Can you print the data exactly and leave out each image?

START Working data

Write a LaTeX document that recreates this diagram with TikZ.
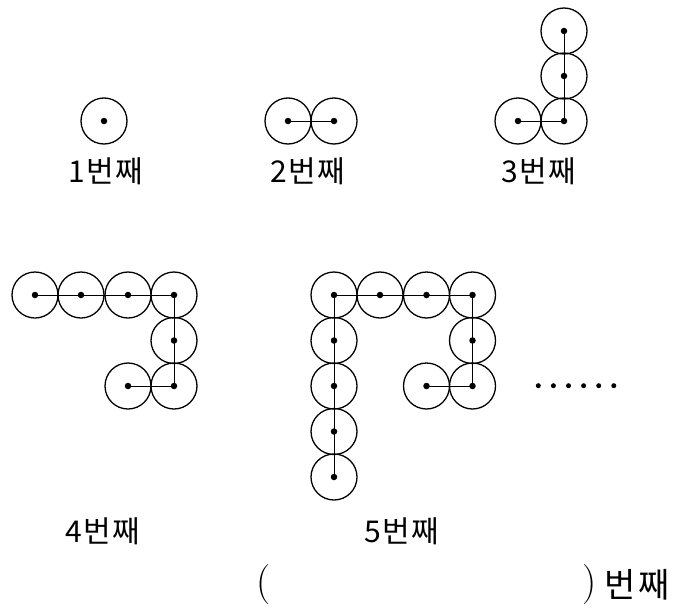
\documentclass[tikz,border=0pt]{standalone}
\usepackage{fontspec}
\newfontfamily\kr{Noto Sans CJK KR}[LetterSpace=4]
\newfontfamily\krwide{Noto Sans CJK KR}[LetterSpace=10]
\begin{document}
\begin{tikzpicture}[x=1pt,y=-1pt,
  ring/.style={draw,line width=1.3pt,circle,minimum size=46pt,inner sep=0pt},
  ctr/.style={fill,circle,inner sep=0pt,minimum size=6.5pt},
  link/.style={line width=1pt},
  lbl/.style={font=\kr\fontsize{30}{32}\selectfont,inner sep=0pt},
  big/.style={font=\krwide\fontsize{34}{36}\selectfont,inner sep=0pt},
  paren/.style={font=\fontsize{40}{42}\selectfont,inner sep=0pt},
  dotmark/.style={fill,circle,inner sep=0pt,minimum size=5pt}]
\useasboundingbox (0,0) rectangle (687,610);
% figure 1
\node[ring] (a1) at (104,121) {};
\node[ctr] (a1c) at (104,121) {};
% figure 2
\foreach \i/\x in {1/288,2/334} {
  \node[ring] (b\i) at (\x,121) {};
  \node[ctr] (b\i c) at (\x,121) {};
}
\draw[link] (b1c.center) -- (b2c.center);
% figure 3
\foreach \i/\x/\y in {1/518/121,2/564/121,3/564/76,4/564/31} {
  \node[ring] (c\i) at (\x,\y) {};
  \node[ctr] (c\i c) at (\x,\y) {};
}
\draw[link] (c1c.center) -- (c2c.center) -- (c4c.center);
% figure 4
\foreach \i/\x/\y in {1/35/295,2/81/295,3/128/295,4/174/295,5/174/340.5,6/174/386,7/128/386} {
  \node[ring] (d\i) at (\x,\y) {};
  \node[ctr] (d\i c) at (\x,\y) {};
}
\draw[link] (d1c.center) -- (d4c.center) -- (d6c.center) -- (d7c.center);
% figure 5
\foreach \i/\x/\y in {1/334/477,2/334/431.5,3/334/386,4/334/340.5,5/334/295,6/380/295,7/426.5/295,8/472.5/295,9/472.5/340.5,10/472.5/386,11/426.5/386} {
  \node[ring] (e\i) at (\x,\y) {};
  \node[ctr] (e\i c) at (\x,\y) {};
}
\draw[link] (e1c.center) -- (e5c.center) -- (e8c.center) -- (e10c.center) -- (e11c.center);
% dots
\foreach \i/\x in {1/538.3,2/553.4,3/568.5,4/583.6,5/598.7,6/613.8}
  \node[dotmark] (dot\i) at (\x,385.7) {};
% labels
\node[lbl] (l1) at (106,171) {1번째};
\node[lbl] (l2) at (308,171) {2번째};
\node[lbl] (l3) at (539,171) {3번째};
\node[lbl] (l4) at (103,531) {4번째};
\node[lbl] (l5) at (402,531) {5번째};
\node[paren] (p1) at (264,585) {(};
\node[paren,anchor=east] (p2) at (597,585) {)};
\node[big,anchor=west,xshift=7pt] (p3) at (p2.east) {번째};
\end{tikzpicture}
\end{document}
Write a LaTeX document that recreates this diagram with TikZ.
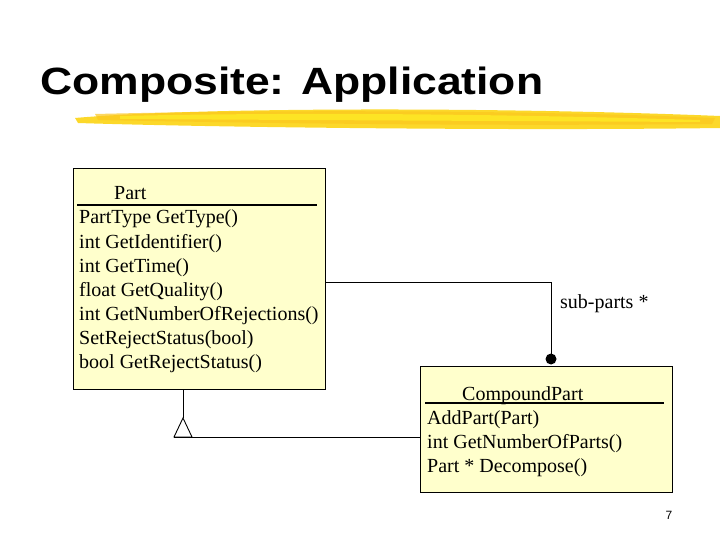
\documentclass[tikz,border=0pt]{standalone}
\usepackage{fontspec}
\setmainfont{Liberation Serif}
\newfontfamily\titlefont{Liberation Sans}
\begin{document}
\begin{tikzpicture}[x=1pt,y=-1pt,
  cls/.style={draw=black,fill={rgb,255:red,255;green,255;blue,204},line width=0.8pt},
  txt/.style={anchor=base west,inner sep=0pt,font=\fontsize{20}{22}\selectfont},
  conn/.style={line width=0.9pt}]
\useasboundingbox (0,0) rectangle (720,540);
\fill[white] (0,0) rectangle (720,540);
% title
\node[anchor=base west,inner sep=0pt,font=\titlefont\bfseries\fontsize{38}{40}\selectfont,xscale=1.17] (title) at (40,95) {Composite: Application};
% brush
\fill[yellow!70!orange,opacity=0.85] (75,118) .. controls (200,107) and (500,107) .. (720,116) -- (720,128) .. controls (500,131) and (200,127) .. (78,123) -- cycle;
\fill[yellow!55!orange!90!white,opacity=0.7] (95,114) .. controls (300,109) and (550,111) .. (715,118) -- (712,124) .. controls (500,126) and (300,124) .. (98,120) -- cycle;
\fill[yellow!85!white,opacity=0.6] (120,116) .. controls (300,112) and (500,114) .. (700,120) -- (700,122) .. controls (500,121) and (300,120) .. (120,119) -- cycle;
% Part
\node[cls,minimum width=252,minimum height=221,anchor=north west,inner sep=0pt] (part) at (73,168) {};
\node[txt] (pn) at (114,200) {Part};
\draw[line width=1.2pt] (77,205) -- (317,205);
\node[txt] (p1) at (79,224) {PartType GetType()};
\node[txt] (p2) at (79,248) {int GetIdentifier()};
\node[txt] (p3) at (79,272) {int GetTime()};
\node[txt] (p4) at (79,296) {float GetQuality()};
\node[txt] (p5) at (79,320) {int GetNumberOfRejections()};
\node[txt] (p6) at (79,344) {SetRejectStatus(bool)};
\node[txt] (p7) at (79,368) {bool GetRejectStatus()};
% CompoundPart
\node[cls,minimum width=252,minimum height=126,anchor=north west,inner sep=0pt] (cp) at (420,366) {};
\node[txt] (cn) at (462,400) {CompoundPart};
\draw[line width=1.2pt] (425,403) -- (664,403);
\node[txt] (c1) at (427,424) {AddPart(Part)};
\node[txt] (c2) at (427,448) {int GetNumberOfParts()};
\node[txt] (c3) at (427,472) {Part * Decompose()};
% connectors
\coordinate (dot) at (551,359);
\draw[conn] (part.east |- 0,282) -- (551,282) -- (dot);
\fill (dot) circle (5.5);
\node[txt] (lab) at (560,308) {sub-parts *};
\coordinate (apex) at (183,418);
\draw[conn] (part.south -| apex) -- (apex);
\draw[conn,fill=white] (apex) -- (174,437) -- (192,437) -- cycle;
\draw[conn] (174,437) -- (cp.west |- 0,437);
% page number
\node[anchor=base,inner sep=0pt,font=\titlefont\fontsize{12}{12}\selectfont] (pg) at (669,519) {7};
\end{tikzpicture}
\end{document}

END Working data

- The response:
Write a LaTeX document that recreates this diagram with TikZ.
\documentclass[tikz,border=0pt]{standalone}
\usepackage{fontspec}
\newfontfamily\kr{Noto Sans CJK KR}[LetterSpace=4]
\newfontfamily\krwide{Noto Sans CJK KR}[LetterSpace=10]
\begin{document}
\begin{tikzpicture}[x=1pt,y=-1pt,
  ring/.style={draw,line width=1.3pt,circle,minimum size=46pt,inner sep=0pt},
  ctr/.style={fill,circle,inner sep=0pt,minimum size=6.5pt},
  link/.style={line width=1pt},
  lbl/.style={font=\kr\fontsize{30}{32}\selectfont,inner sep=0pt},
  big/.style={font=\krwide\fontsize{34}{36}\selectfont,inner sep=0pt},
  paren/.style={font=\fontsize{40}{42}\selectfont,inner sep=0pt},
  dotmark/.style={fill,circle,inner sep=0pt,minimum size=5pt}]
\useasboundingbox (0,0) rectangle (687,610);
% figure 1
\node[ring] (a1) at (104,121) {};
\node[ctr] (a1c) at (104,121) {};
% figure 2
\foreach \i/\x in {1/288,2/334} {
  \node[ring] (b\i) at (\x,121) {};
  \node[ctr] (b\i c) at (\x,121) {};
}
\draw[link] (b1c.center) -- (b2c.center);
% figure 3
\foreach \i/\x/\y in {1/518/121,2/564/121,3/564/76,4/564/31} {
  \node[ring] (c\i) at (\x,\y) {};
  \node[ctr] (c\i c) at (\x,\y) {};
}
\draw[link] (c1c.center) -- (c2c.center) -- (c4c.center);
% figure 4
\foreach \i/\x/\y in {1/35/295,2/81/295,3/128/295,4/174/295,5/174/340.5,6/174/386,7/128/386} {
  \node[ring] (d\i) at (\x,\y) {};
  \node[ctr] (d\i c) at (\x,\y) {};
}
\draw[link] (d1c.center) -- (d4c.center) -- (d6c.center) -- (d7c.center);
% figure 5
\foreach \i/\x/\y in {1/334/477,2/334/431.5,3/334/386,4/334/340.5,5/334/295,6/380/295,7/426.5/295,8/472.5/295,9/472.5/340.5,10/472.5/386,11/426.5/386} {
  \node[ring] (e\i) at (\x,\y) {};
  \node[ctr] (e\i c) at (\x,\y) {};
}
\draw[link] (e1c.center) -- (e5c.center) -- (e8c.center) -- (e10c.center) -- (e11c.center);
% dots
\foreach \i/\x in {1/538.3,2/553.4,3/568.5,4/583.6,5/598.7,6/613.8}
  \node[dotmark] (dot\i) at (\x,385.7) {};
% labels
\node[lbl] (l1) at (106,171) {1번째};
\node[lbl] (l2) at (308,171) {2번째};
\node[lbl] (l3) at (539,171) {3번째};
\node[lbl] (l4) at (103,531) {4번째};
\node[lbl] (l5) at (402,531) {5번째};
\node[paren] (p1) at (264,585) {(};
\node[paren,anchor=east] (p2) at (597,585) {)};
\node[big,anchor=west,xshift=7pt] (p3) at (p2.east) {번째};
\end{tikzpicture}
\end{document}
Write a LaTeX document that recreates this diagram with TikZ.
\documentclass[tikz,border=0pt]{standalone}
\usepackage{fontspec}
\setmainfont{Liberation Serif}
\newfontfamily\titlefont{Liberation Sans}
\begin{document}
\begin{tikzpicture}[x=1pt,y=-1pt,
  cls/.style={draw=black,fill={rgb,255:red,255;green,255;blue,204},line width=0.8pt},
  txt/.style={anchor=base west,inner sep=0pt,font=\fontsize{20}{22}\selectfont},
  conn/.style={line width=0.9pt}]
\useasboundingbox (0,0) rectangle (720,540);
\fill[white] (0,0) rectangle (720,540);
% title
\node[anchor=base west,inner sep=0pt,font=\titlefont\bfseries\fontsize{38}{40}\selectfont,xscale=1.17] (title) at (40,95) {Composite: Application};
% brush
\fill[yellow!70!orange,opacity=0.85] (75,118) .. controls (200,107) and (500,107) .. (720,116) -- (720,128) .. controls (500,131) and (200,127) .. (78,123) -- cycle;
\fill[yellow!55!orange!90!white,opacity=0.7] (95,114) .. controls (300,109) and (550,111) .. (715,118) -- (712,124) .. controls (500,126) and (300,124) .. (98,120) -- cycle;
\fill[yellow!85!white,opacity=0.6] (120,116) .. controls (300,112) and (500,114) .. (700,120) -- (700,122) .. controls (500,121) and (300,120) .. (120,119) -- cycle;
% Part
\node[cls,minimum width=252,minimum height=221,anchor=north west,inner sep=0pt] (part) at (73,168) {};
\node[txt] (pn) at (114,200) {Part};
\draw[line width=1.2pt] (77,205) -- (317,205);
\node[txt] (p1) at (79,224) {PartType GetType()};
\node[txt] (p2) at (79,248) {int GetIdentifier()};
\node[txt] (p3) at (79,272) {int GetTime()};
\node[txt] (p4) at (79,296) {float GetQuality()};
\node[txt] (p5) at (79,320) {int GetNumberOfRejections()};
\node[txt] (p6) at (79,344) {SetRejectStatus(bool)};
\node[txt] (p7) at (79,368) {bool GetRejectStatus()};
% CompoundPart
\node[cls,minimum width=252,minimum height=126,anchor=north west,inner sep=0pt] (cp) at (420,366) {};
\node[txt] (cn) at (462,400) {CompoundPart};
\draw[line width=1.2pt] (425,403) -- (664,403);
\node[txt] (c1) at (427,424) {AddPart(Part)};
\node[txt] (c2) at (427,448) {int GetNumberOfParts()};
\node[txt] (c3) at (427,472) {Part * Decompose()};
% connectors
\coordinate (dot) at (551,359);
\draw[conn] (part.east |- 0,282) -- (551,282) -- (dot);
\fill (dot) circle (5.5);
\node[txt] (lab) at (560,308) {sub-parts *};
\coordinate (apex) at (183,418);
\draw[conn] (part.south -| apex) -- (apex);
\draw[conn,fill=white] (apex) -- (174,437) -- (192,437) -- cycle;
\draw[conn] (174,437) -- (cp.west |- 0,437);
% page number
\node[anchor=base,inner sep=0pt,font=\titlefont\fontsize{12}{12}\selectfont] (pg) at (669,519) {7};
\end{tikzpicture}
\end{document}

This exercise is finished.